### Given instruction
Transcribe the material in full. Nothing should differ except that the pictures are left out.

### Dataset extract

►

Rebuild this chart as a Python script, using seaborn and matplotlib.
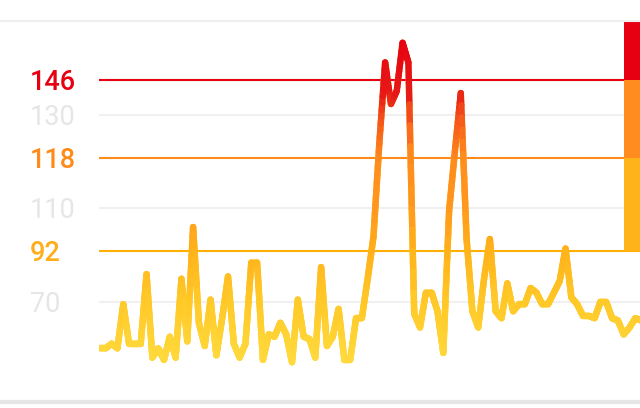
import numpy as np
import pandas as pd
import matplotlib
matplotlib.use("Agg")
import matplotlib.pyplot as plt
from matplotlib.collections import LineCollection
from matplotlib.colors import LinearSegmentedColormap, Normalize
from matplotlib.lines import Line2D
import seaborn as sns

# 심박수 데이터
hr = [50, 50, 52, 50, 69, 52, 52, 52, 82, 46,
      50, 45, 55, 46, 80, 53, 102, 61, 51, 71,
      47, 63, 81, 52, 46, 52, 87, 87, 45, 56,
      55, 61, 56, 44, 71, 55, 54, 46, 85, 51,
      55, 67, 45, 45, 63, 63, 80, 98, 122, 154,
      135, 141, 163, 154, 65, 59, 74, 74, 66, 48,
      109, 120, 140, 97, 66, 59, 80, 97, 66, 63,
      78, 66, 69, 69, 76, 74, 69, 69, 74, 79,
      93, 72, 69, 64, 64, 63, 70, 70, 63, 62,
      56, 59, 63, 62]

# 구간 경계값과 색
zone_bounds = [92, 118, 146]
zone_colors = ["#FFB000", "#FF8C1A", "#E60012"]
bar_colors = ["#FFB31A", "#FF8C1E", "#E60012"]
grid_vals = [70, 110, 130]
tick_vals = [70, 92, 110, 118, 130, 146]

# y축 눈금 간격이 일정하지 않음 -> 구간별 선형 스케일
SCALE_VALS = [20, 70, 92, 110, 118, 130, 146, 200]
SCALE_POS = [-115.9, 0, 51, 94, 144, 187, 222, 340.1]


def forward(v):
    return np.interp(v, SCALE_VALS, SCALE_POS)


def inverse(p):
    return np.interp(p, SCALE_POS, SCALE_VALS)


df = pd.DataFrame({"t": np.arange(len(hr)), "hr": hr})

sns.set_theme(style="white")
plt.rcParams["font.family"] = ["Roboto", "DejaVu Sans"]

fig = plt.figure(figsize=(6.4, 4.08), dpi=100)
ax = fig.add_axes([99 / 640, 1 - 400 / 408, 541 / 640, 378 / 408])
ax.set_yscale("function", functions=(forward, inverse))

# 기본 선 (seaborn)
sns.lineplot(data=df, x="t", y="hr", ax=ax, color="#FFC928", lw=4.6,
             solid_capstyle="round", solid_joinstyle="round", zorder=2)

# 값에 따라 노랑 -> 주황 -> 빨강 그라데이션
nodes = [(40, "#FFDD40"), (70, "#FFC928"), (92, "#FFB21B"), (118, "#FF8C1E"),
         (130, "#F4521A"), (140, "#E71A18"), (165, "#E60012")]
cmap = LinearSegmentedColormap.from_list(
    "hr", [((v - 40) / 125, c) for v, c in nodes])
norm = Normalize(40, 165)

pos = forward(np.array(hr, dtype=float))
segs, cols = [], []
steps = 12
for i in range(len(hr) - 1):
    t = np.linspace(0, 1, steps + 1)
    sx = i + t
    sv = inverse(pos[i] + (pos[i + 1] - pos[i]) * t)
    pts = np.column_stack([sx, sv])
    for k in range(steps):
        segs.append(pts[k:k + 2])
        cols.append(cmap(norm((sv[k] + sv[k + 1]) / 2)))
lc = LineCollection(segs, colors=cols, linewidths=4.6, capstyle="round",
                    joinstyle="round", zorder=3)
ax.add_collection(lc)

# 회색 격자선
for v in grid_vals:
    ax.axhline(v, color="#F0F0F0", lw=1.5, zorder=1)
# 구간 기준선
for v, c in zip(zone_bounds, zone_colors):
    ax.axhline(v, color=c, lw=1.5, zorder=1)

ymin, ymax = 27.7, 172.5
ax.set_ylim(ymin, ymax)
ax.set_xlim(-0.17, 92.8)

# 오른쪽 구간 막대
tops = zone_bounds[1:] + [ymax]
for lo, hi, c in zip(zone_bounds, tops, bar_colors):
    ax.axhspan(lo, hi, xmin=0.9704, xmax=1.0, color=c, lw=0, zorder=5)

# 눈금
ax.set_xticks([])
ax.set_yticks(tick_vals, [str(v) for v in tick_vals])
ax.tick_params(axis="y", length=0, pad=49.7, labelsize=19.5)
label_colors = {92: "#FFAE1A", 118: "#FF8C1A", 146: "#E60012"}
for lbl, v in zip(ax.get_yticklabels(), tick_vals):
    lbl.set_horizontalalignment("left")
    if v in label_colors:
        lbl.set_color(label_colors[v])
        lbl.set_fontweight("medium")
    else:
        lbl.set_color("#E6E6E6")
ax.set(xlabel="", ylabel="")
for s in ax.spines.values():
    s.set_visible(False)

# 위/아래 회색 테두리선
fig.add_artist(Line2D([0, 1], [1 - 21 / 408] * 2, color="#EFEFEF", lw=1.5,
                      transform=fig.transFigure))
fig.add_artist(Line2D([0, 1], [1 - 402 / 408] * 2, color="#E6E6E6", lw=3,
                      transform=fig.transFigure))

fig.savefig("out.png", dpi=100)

◄

### Solution to the problem
Rebuild this chart as a Python script, using seaborn and matplotlib.
import numpy as np
import pandas as pd
import matplotlib
matplotlib.use("Agg")
import matplotlib.pyplot as plt
from matplotlib.collections import LineCollection
from matplotlib.colors import LinearSegmentedColormap, Normalize
from matplotlib.lines import Line2D
import seaborn as sns

# 심박수 데이터
hr = [50, 50, 52, 50, 69, 52, 52, 52, 82, 46,
      50, 45, 55, 46, 80, 53, 102, 61, 51, 71,
      47, 63, 81, 52, 46, 52, 87, 87, 45, 56,
      55, 61, 56, 44, 71, 55, 54, 46, 85, 51,
      55, 67, 45, 45, 63, 63, 80, 98, 122, 154,
      135, 141, 163, 154, 65, 59, 74, 74, 66, 48,
      109, 120, 140, 97, 66, 59, 80, 97, 66, 63,
      78, 66, 69, 69, 76, 74, 69, 69, 74, 79,
      93, 72, 69, 64, 64, 63, 70, 70, 63, 62,
      56, 59, 63, 62]

# 구간 경계값과 색
zone_bounds = [92, 118, 146]
zone_colors = ["#FFB000", "#FF8C1A", "#E60012"]
bar_colors = ["#FFB31A", "#FF8C1E", "#E60012"]
grid_vals = [70, 110, 130]
tick_vals = [70, 92, 110, 118, 130, 146]

# y축 눈금 간격이 일정하지 않음 -> 구간별 선형 스케일
SCALE_VALS = [20, 70, 92, 110, 118, 130, 146, 200]
SCALE_POS = [-115.9, 0, 51, 94, 144, 187, 222, 340.1]


def forward(v):
    return np.interp(v, SCALE_VALS, SCALE_POS)


def inverse(p):
    return np.interp(p, SCALE_POS, SCALE_VALS)


df = pd.DataFrame({"t": np.arange(len(hr)), "hr": hr})

sns.set_theme(style="white")
plt.rcParams["font.family"] = ["Roboto", "DejaVu Sans"]

fig = plt.figure(figsize=(6.4, 4.08), dpi=100)
ax = fig.add_axes([99 / 640, 1 - 400 / 408, 541 / 640, 378 / 408])
ax.set_yscale("function", functions=(forward, inverse))

# 기본 선 (seaborn)
sns.lineplot(data=df, x="t", y="hr", ax=ax, color="#FFC928", lw=4.6,
             solid_capstyle="round", solid_joinstyle="round", zorder=2)

# 값에 따라 노랑 -> 주황 -> 빨강 그라데이션
nodes = [(40, "#FFDD40"), (70, "#FFC928"), (92, "#FFB21B"), (118, "#FF8C1E"),
         (130, "#F4521A"), (140, "#E71A18"), (165, "#E60012")]
cmap = LinearSegmentedColormap.from_list(
    "hr", [((v - 40) / 125, c) for v, c in nodes])
norm = Normalize(40, 165)

pos = forward(np.array(hr, dtype=float))
segs, cols = [], []
steps = 12
for i in range(len(hr) - 1):
    t = np.linspace(0, 1, steps + 1)
    sx = i + t
    sv = inverse(pos[i] + (pos[i + 1] - pos[i]) * t)
    pts = np.column_stack([sx, sv])
    for k in range(steps):
        segs.append(pts[k:k + 2])
        cols.append(cmap(norm((sv[k] + sv[k + 1]) / 2)))
lc = LineCollection(segs, colors=cols, linewidths=4.6, capstyle="round",
                    joinstyle="round", zorder=3)
ax.add_collection(lc)

# 회색 격자선
for v in grid_vals:
    ax.axhline(v, color="#F0F0F0", lw=1.5, zorder=1)
# 구간 기준선
for v, c in zip(zone_bounds, zone_colors):
    ax.axhline(v, color=c, lw=1.5, zorder=1)

ymin, ymax = 27.7, 172.5
ax.set_ylim(ymin, ymax)
ax.set_xlim(-0.17, 92.8)

# 오른쪽 구간 막대
tops = zone_bounds[1:] + [ymax]
for lo, hi, c in zip(zone_bounds, tops, bar_colors):
    ax.axhspan(lo, hi, xmin=0.9704, xmax=1.0, color=c, lw=0, zorder=5)

# 눈금
ax.set_xticks([])
ax.set_yticks(tick_vals, [str(v) for v in tick_vals])
ax.tick_params(axis="y", length=0, pad=49.7, labelsize=19.5)
label_colors = {92: "#FFAE1A", 118: "#FF8C1A", 146: "#E60012"}
for lbl, v in zip(ax.get_yticklabels(), tick_vals):
    lbl.set_horizontalalignment("left")
    if v in label_colors:
        lbl.set_color(label_colors[v])
        lbl.set_fontweight("medium")
    else:
        lbl.set_color("#E6E6E6")
ax.set(xlabel="", ylabel="")
for s in ax.spines.values():
    s.set_visible(False)

# 위/아래 회색 테두리선
fig.add_artist(Line2D([0, 1], [1 - 21 / 408] * 2, color="#EFEFEF", lw=1.5,
                      transform=fig.transFigure))
fig.add_artist(Line2D([0, 1], [1 - 402 / 408] * 2, color="#E6E6E6", lw=3,
                      transform=fig.transFigure))

fig.savefig("out.png", dpi=100)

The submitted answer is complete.